* start Dataset excerpts *

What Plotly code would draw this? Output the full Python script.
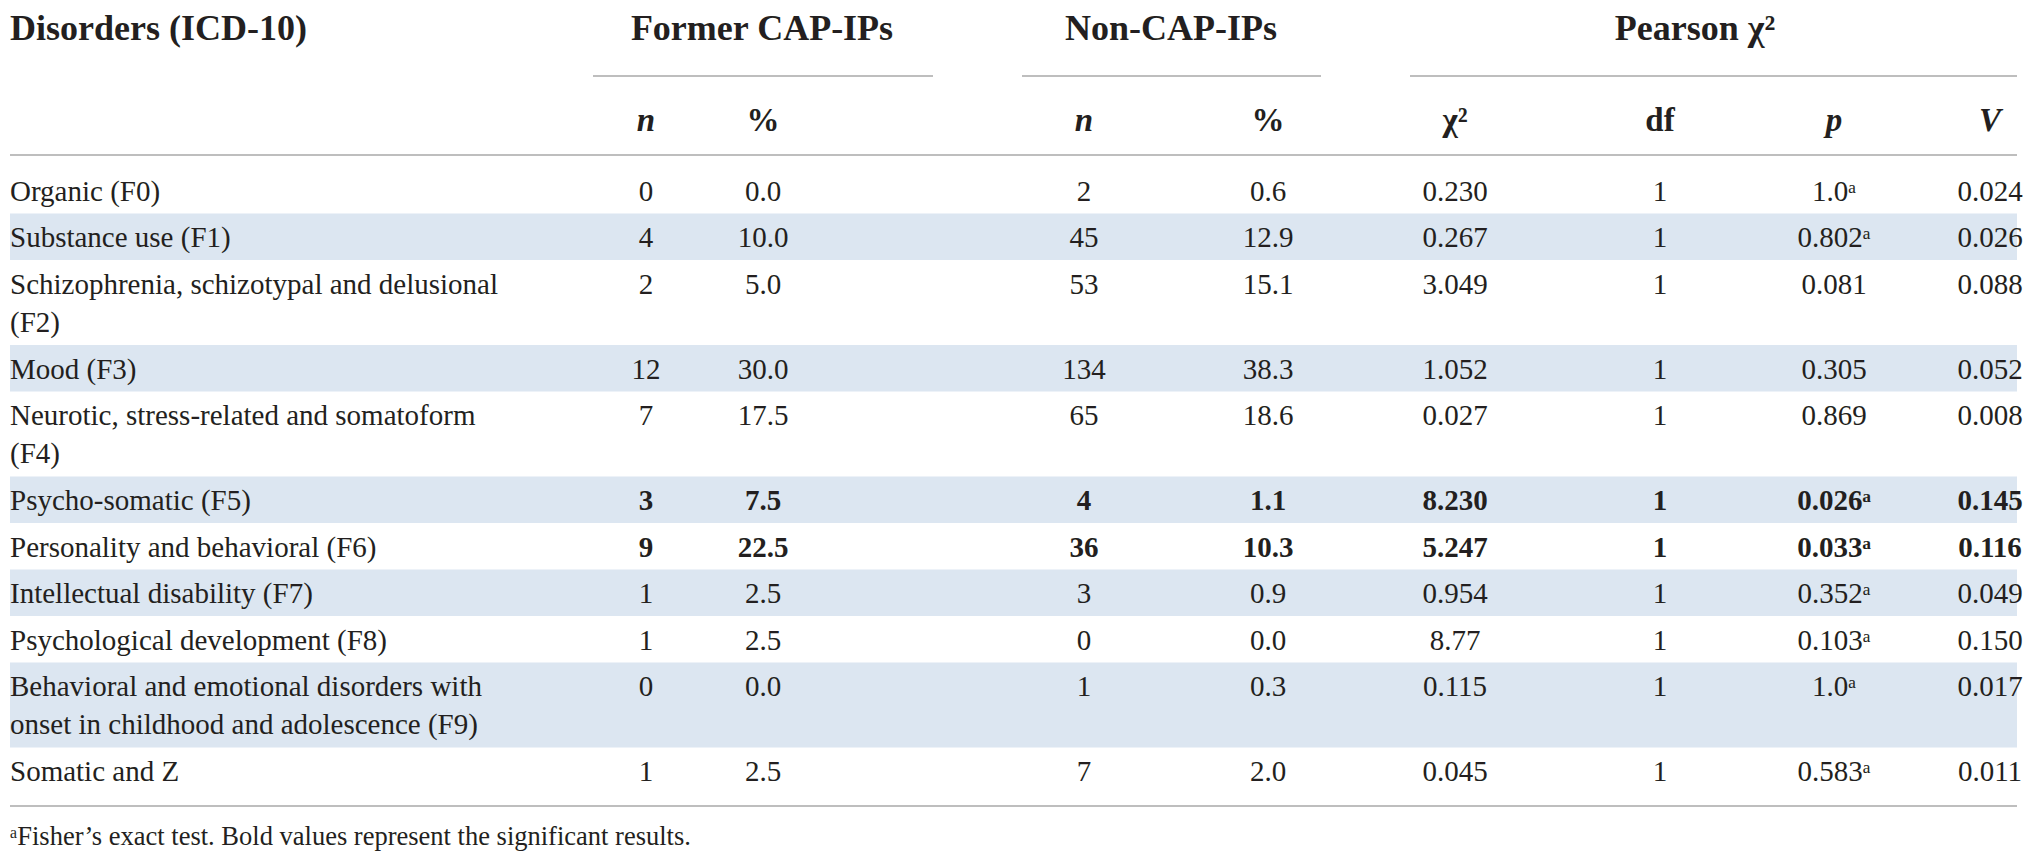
import plotly.graph_objects as go

# ---------------------------------------------------------------------------
# Données du tableau (diagnostics CIM-10, anciens patients PEA vs autres)
# ---------------------------------------------------------------------------
disorders = [
    "Organic (F0)",
    "Substance use (F1)",
    "Schizophrenia, schizotypal and delusional<br>(F2)",
    "Mood (F3)",
    "Neurotic, stress-related and somatoform<br>(F4)",
    "Psycho-somatic (F5)",
    "Personality and behavioral (F6)",
    "Intellectual disability (F7)",
    "Psychological development (F8)",
    "Behavioral and emotional disorders with<br>onset in childhood and adolescence (F9)",
    "Somatic and Z",
]
former_n = [0, 4, 2, 12, 7, 3, 9, 1, 1, 0, 1]
former_pct = [0.0, 10.0, 5.0, 30.0, 17.5, 7.5, 22.5, 2.5, 2.5, 0.0, 2.5]
non_n = [2, 45, 53, 134, 65, 4, 36, 3, 0, 1, 7]
non_pct = [0.6, 12.9, 15.1, 38.3, 18.6, 1.1, 10.3, 0.9, 0.0, 0.3, 2.0]
chi2 = ["0.230", "0.267", "3.049", "1.052", "0.027", "8.230", "5.247", "0.954", "8.77", "0.115", "0.045"]
dof = [1, 1, 1, 1, 1, 1, 1, 1, 1, 1, 1]
p_values = ["1.0", "0.802", "0.081", "0.305", "0.869", "0.026", "0.033", "0.352", "0.103", "1.0", "0.583"]
fisher = [True, True, False, False, False, True, True, True, True, True, True]
cramer_v = ["0.024", "0.026", "0.088", "0.052", "0.008", "0.145", "0.116", "0.049", "0.150", "0.017", "0.011"]
significant = [False, False, False, False, False, True, True, False, False, False, False]

group_titles = ["Former CAP-IPs", "Non-CAP-IPs", "Pearson χ²"]
sub_headers = ["<b><i>n</i></b>", "<b>%</b>", "<b><i>n</i></b>", "<b>%</b>",
               "<b>χ²</b>", "<b>df</b>", "<b><i>p</i></b>", "<b><i>V</i></b>"]
footnote = "ᵃFisher’s exact test. Bold values represent the significant results."

# ---------------------------------------------------------------------------
# Mise en page (coordonnées en pixels de la page)
# ---------------------------------------------------------------------------
W, H = 2029, 860
FONT = "Liberation Serif"
TXT = "#231f20"
BAND = "#dce6f1"
RULE = "#a8a8a8"

LEFT, RIGHT = 10, 2017
COL_X = [646, 763, 1084, 1268, 1455, 1660, 1834, 1990]
GROUP_X = [762, 1171, 1695]
GROUP_SPAN = [(593, 933), (1022, 1321), (1410, 2017)]

Y_TITLE, Y_UNDER, Y_SUB, Y_RULE = 31, 76, 123, 155
ROW_TOP = 167
LINE_H = 38.5
ROW_BASE = 46.5
BOTTOM_PAD = 12
DY = 3  # petit décalage vertical du texte

# hauteur des rangées selon le nombre de lignes de texte
n_lines = [d.count("<br>") + 1 for d in disorders]
row_h = [ROW_BASE + (k - 1) * LINE_H for k in n_lines]
row_y0 = []
y = ROW_TOP
for h in row_h:
    row_y0.append(y)
    y += h
y_bottom = y + BOTTOM_PAD
row_mid = [y0 + h / 2 + DY for y0, h in zip(row_y0, row_h)]
row_first = [m - (k - 1) * LINE_H / 2 for m, k in zip(row_mid, n_lines)]


def fmt(v, bold):
    return f"<b>{v}</b>" if bold else str(v)


columns = [
    [fmt(v, b) for v, b in zip(former_n, significant)],
    [fmt(f"{v:.1f}", b) for v, b in zip(former_pct, significant)],
    [fmt(v, b) for v, b in zip(non_n, significant)],
    [fmt(f"{v:.1f}", b) for v, b in zip(non_pct, significant)],
    [fmt(v, b) for v, b in zip(chi2, significant)],
    [fmt(v, b) for v, b in zip(dof, significant)],
    [fmt(v + ("ᵃ" if f else ""), b) for v, f, b in zip(p_values, fisher, significant)],
    [fmt(v, b) for v, b in zip(cramer_v, significant)],
]


def text_trace(xs, ys, texts, size, pos="middle center"):
    return go.Scatter(
        x=xs, y=ys, text=texts, mode="text", textposition=pos,
        textfont=dict(family=FONT, size=size, color=TXT),
        cliponaxis=False, hoverinfo="skip")


fig = go.Figure()

# bandes bleues une rangée sur deux
shapes = []
for i, (y0, h) in enumerate(zip(row_y0, row_h)):
    if i % 2 == 1:
        shapes.append(dict(type="rect", x0=LEFT, x1=RIGHT, y0=y0, y1=y0 + h,
                           fillcolor=BAND, line_width=0, layer="below"))
# filets
for x0, x1 in GROUP_SPAN:
    shapes.append(dict(type="line", x0=x0, x1=x1, y0=Y_UNDER, y1=Y_UNDER,
                       line=dict(color=RULE, width=1.5)))
for yy in (Y_RULE, y_bottom):
    shapes.append(dict(type="line", x0=LEFT, x1=RIGHT, y0=yy, y1=yy,
                       line=dict(color=RULE, width=1.5)))

# en-têtes
fig.add_trace(text_trace([LEFT], [Y_TITLE], ["<b>Disorders (ICD-10)</b>"], 36, "middle right"))
fig.add_trace(text_trace(GROUP_X, [Y_TITLE] * 3, [f"<b>{t}</b>" for t in group_titles], 36))
fig.add_trace(text_trace(COL_X, [Y_SUB] * len(COL_X), sub_headers, 33))

# première colonne
fig.add_trace(text_trace([LEFT] * len(disorders), row_mid, disorders, 29, "middle right"))

# colonnes numériques (alignées sur la première ligne)
for cx, col in zip(COL_X, columns):
    fig.add_trace(text_trace([cx] * len(col), row_first, col, 29))

# note de bas de tableau
fig.add_trace(text_trace([LEFT], [y_bottom + 32], [footnote], 26.5, "middle right"))

fig.update_layout(
    width=W, height=H,
    margin=dict(l=0, r=0, t=0, b=0),
    paper_bgcolor="white", plot_bgcolor="white",
    showlegend=False,
    shapes=shapes,
    xaxis=dict(range=[0, W], visible=False, fixedrange=True),
    yaxis=dict(range=[H, 0], visible=False, fixedrange=True),
)

# pas de marge autour du graphique dans la page
fig.write_html("out.html", config={"displayModeBar": False},
               post_script="document.body.style.margin='0';"
               "document.body.style.overflow='hidden';")
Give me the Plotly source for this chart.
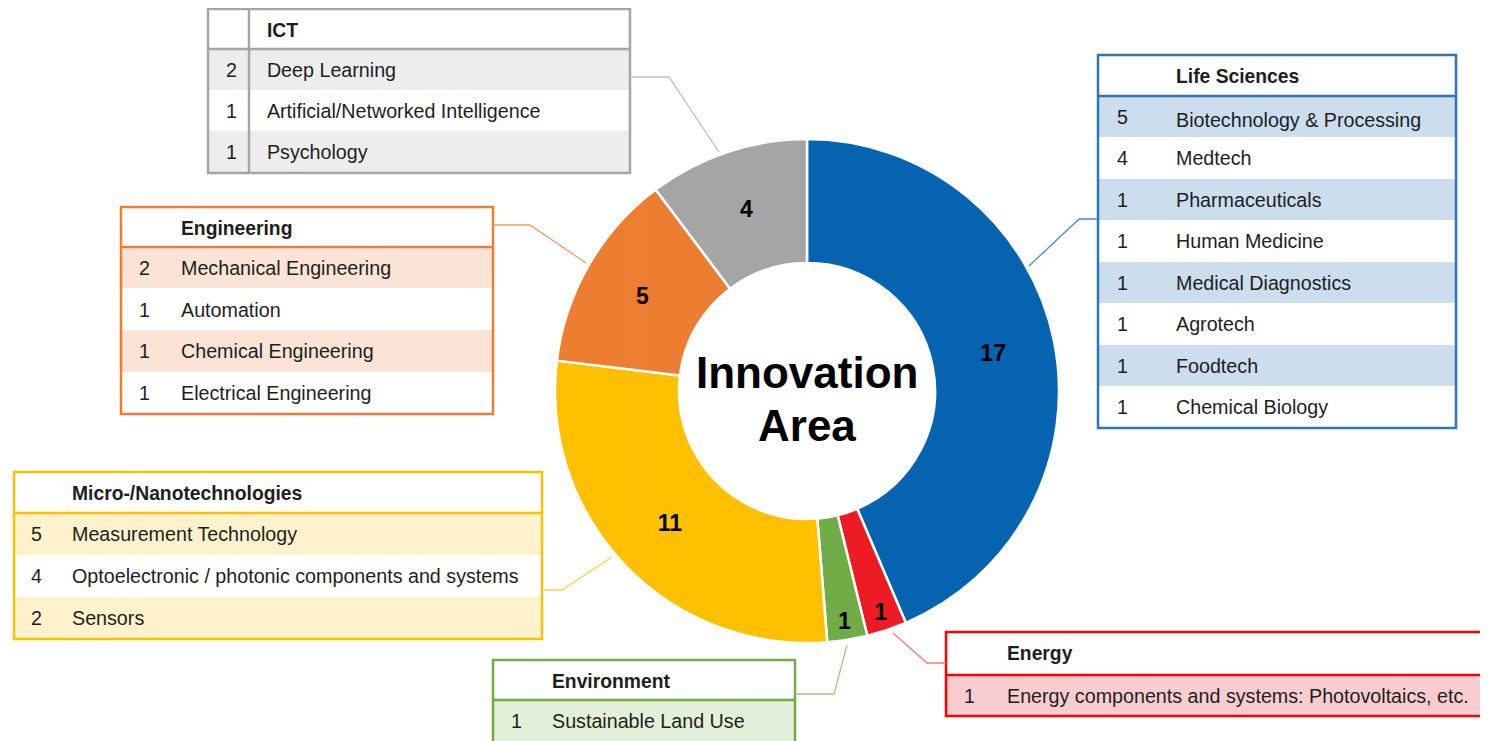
import plotly.graph_objects as go

W, H = 1488, 741
OFF = 8  # the page places the figure 8px in from the top-left corner
FONT = "Liberation Sans, Arial, sans-serif"
TXT = "#1e1e1e"

# ---------------- data ----------------
areas = ["Life Sciences", "Energy", "Environment", "Micro-/Nanotechnologies", "Engineering", "ICT"]
area_counts = [17, 1, 1, 11, 5, 4]
area_colors = ["#0563B0", "#ED1C24", "#70AD47", "#FFC000", "#ED7D31", "#A5A5A5"]

ict_topics = ["Deep Learning", "Artificial/Networked Intelligence", "Psychology"]
ict_counts = [2, 1, 1]

eng_topics = ["Mechanical Engineering", "Automation", "Chemical Engineering", "Electrical Engineering"]
eng_counts = [2, 1, 1, 1]

life_topics = ["Biotechnology & Processing", "Medtech", "Pharmaceuticals", "Human Medicine",
               "Medical Diagnostics", "Agrotech", "Foodtech", "Chemical Biology"]
life_counts = [5, 4, 1, 1, 1, 1, 1, 1]

micro_topics = ["Measurement Technology", "Optoelectronic / photonic components and systems", "Sensors"]
micro_counts = [5, 4, 2]

env_topics = ["Sustainable Land Use"]
env_counts = [1]

energy_topics = ["Energy components and systems: Photovoltaics, etc."]
energy_counts = [1]

# ---------------- layout constants (screen pixels) ----------------
def px(x):
    return (x - OFF) / W

def py(y):
    return 1 - (y - OFF) / H

def clampx(x):
    return max(OFF, min(x, W + OFF))

def clampy(y):
    return max(OFF, min(y, H + OFF))

SH_HEAD = 3   # vertical nudge of header text
SH_ROW = 5    # vertical nudge of row text

tables = [
    dict(title="ICT", topics=ict_topics, counts=ict_counts, box=(208, 9, 630, 173), hh=40, rh=41.33,
         num_left=226, name_x=267, border="#A5A5A5", fill="#EDEDED", divider=249),
    dict(title="Engineering", topics=eng_topics, counts=eng_counts, box=(121, 207, 493, 414), hh=40, rh=41.75,
         num_left=139, name_x=181, border="#ED7D31", fill="#FBE4D5", divider=None),
    dict(title="Life Sciences", topics=life_topics, counts=life_counts, box=(1098, 55, 1456, 428), hh=41, rh=41.5,
         num_left=1117, name_x=1176, border="#2E75B6", fill="#CCDDEE", divider=None),
    dict(title="Micro-/Nanotechnologies", topics=micro_topics, counts=micro_counts, box=(14, 472, 542, 639), hh=41,
         rh=42, num_left=31, name_x=72, border="#FFC000", fill="#FFF2CC", divider=None),
    dict(title="Environment", topics=env_topics, counts=env_counts, box=(493, 660, 795, 760), hh=40, rh=41,
         num_left=511, name_x=552, border="#70AD47", fill="#E2EFD9", divider=None),
    dict(title="Energy", topics=energy_topics, counts=energy_counts, box=(946, 632, 1510, 716), hh=43, rh=41,
         num_left=964, name_x=1007, border="#FF0000", fill="#F9CDD0", divider=None),
]

leaders = [
    ("#BFBFBF", [(630, 77), (669, 77), (719, 152)]),
    ("#F29A63", [(493, 225), (530, 225), (586, 263)]),
    ("#4A8CCB", [(1098, 219), (1079, 219), (1029, 266)]),
    ("#FFD34F", [(542, 590), (562, 590), (612, 557)]),
    ("#9CCB7C", [(795, 694), (834, 694), (847, 645)]),
    ("#F27A7A", [(946, 663), (927, 663), (893, 633)]),
]

pie_center = (807, 391)
pie_r = 252

fig = go.Figure()

# ---------------- donut ----------------
fig.add_trace(go.Pie(
    labels=areas, values=area_counts, sort=False, direction="clockwise", rotation=0,
    hole=0.508, marker=dict(colors=area_colors, line=dict(color="white", width=2.5)),
    textinfo="value", textposition="inside", insidetextorientation="horizontal",
    textfont=dict(family=FONT, size=23, color="black", weight="bold"),
    domain=dict(x=[px(pie_center[0] - pie_r), px(pie_center[0] + pie_r)],
                y=[py(pie_center[1] + pie_r), py(pie_center[1] - pie_r)]),
    showlegend=False, hoverinfo="label+value",
))

shapes = []
for t in tables:
    x0, y0, x1, y1 = t["box"]
    n = len(t["topics"])
    fills = [t["fill"] if i % 2 == 0 else "white" for i in range(n)]
    split = t["name_x"] - 8
    xl, xr = clampx(x0), clampx(x1)
    yt, yb = clampy(y0), clampy(y1)
    # background table (row fills)
    fig.add_trace(go.Table(
        domain=dict(x=[px(xl), px(xr)], y=[py(yb), py(yt)]),
        columnwidth=[split - xl, xr - split],
        header=dict(values=["", ""], height=t["hh"] - (yt - y0), fill=dict(color="white"),
                    line=dict(color="white", width=1)),
        cells=dict(values=[[""] * n, [""] * n], height=t["rh"], fill=dict(color=[fills, fills]),
                   line=dict(color=[fills, fills], width=1)),
    ))
    # text table
    top = y0 + SH_HEAD
    fig.add_trace(go.Table(
        domain=dict(x=[px(t["num_left"] - 8), px(xr)], y=[0, py(top)]),
        columnwidth=[t["name_x"] - t["num_left"], xr - t["name_x"] + 8],
        header=dict(values=["", "<b>" + t["title"] + "</b>"], height=t["hh"] + SH_ROW - SH_HEAD, align="left",
                    fill=dict(color="rgba(0,0,0,0)"), line=dict(color="rgba(0,0,0,0)", width=0),
                    font=dict(family=FONT, size=19.3, color=TXT)),
        cells=dict(values=[[str(c) for c in t["counts"]], t["topics"]], height=t["rh"],
                   align="left", fill=dict(color="rgba(0,0,0,0)"), line=dict(color="rgba(0,0,0,0)", width=0),
                   font=dict(family=FONT, size=19.7, color=TXT)),
    ))
    # borders
    shapes.append(dict(type="rect", xref="paper", yref="paper", x0=px(x0), x1=px(x1), y0=py(y1), y1=py(y0),
                       line=dict(color=t["border"], width=2.5), fillcolor="rgba(0,0,0,0)"))
    shapes.append(dict(type="line", xref="paper", yref="paper", x0=px(x0), x1=px(x1),
                       y0=py(y0 + t["hh"]), y1=py(y0 + t["hh"]), line=dict(color=t["border"], width=2.5)))
    if t["divider"]:
        shapes.append(dict(type="line", xref="paper", yref="paper", x0=px(t["divider"]), x1=px(t["divider"]),
                           y0=py(y1), y1=py(y0), line=dict(color=t["border"], width=2.5)))

for color, pts in leaders:
    path = "M " + " L ".join(f"{px(x)},{py(y)}" for x, y in pts)
    shapes.append(dict(type="path", xref="paper", yref="paper", path=path,
                       line=dict(color=color, width=1.3)))

fig.update_layout(
    width=W, height=H, margin=dict(l=0, r=0, t=0, b=0),
    paper_bgcolor="white", plot_bgcolor="white",
    shapes=shapes,
    uniformtext=dict(minsize=23, mode="show"),
    annotations=[
        dict(text="<b>Innovation</b>", x=px(807), y=py(372), xref="paper", yref="paper", showarrow=False,
             xanchor="center", yanchor="middle", font=dict(family=FONT, size=44, color="black")),
        dict(text="<b>Area</b>", x=px(807), y=py(425), xref="paper", yref="paper", showarrow=False,
             xanchor="center", yanchor="middle", font=dict(family=FONT, size=44, color="black")),
    ],
)

fig.write_html("out.html")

* end Dataset excerpts *

Written instruction – Copy the listing above exactly, but only from the line with "Give me the Plotly source for this chart." through the line with "of row text", including those two lines and excluding any picture.

Response for this exercise –
Give me the Plotly source for this chart.
import plotly.graph_objects as go

W, H = 1488, 741
OFF = 8  # the page places the figure 8px in from the top-left corner
FONT = "Liberation Sans, Arial, sans-serif"
TXT = "#1e1e1e"

# ---------------- data ----------------
areas = ["Life Sciences", "Energy", "Environment", "Micro-/Nanotechnologies", "Engineering", "ICT"]
area_counts = [17, 1, 1, 11, 5, 4]
area_colors = ["#0563B0", "#ED1C24", "#70AD47", "#FFC000", "#ED7D31", "#A5A5A5"]

ict_topics = ["Deep Learning", "Artificial/Networked Intelligence", "Psychology"]
ict_counts = [2, 1, 1]

eng_topics = ["Mechanical Engineering", "Automation", "Chemical Engineering", "Electrical Engineering"]
eng_counts = [2, 1, 1, 1]

life_topics = ["Biotechnology & Processing", "Medtech", "Pharmaceuticals", "Human Medicine",
               "Medical Diagnostics", "Agrotech", "Foodtech", "Chemical Biology"]
life_counts = [5, 4, 1, 1, 1, 1, 1, 1]

micro_topics = ["Measurement Technology", "Optoelectronic / photonic components and systems", "Sensors"]
micro_counts = [5, 4, 2]

env_topics = ["Sustainable Land Use"]
env_counts = [1]

energy_topics = ["Energy components and systems: Photovoltaics, etc."]
energy_counts = [1]

# ---------------- layout constants (screen pixels) ----------------
def px(x):
    return (x - OFF) / W

def py(y):
    return 1 - (y - OFF) / H

def clampx(x):
    return max(OFF, min(x, W + OFF))

def clampy(y):
    return max(OFF, min(y, H + OFF))

SH_HEAD = 3   # vertical nudge of header text
SH_ROW = 5    # vertical nudge of row text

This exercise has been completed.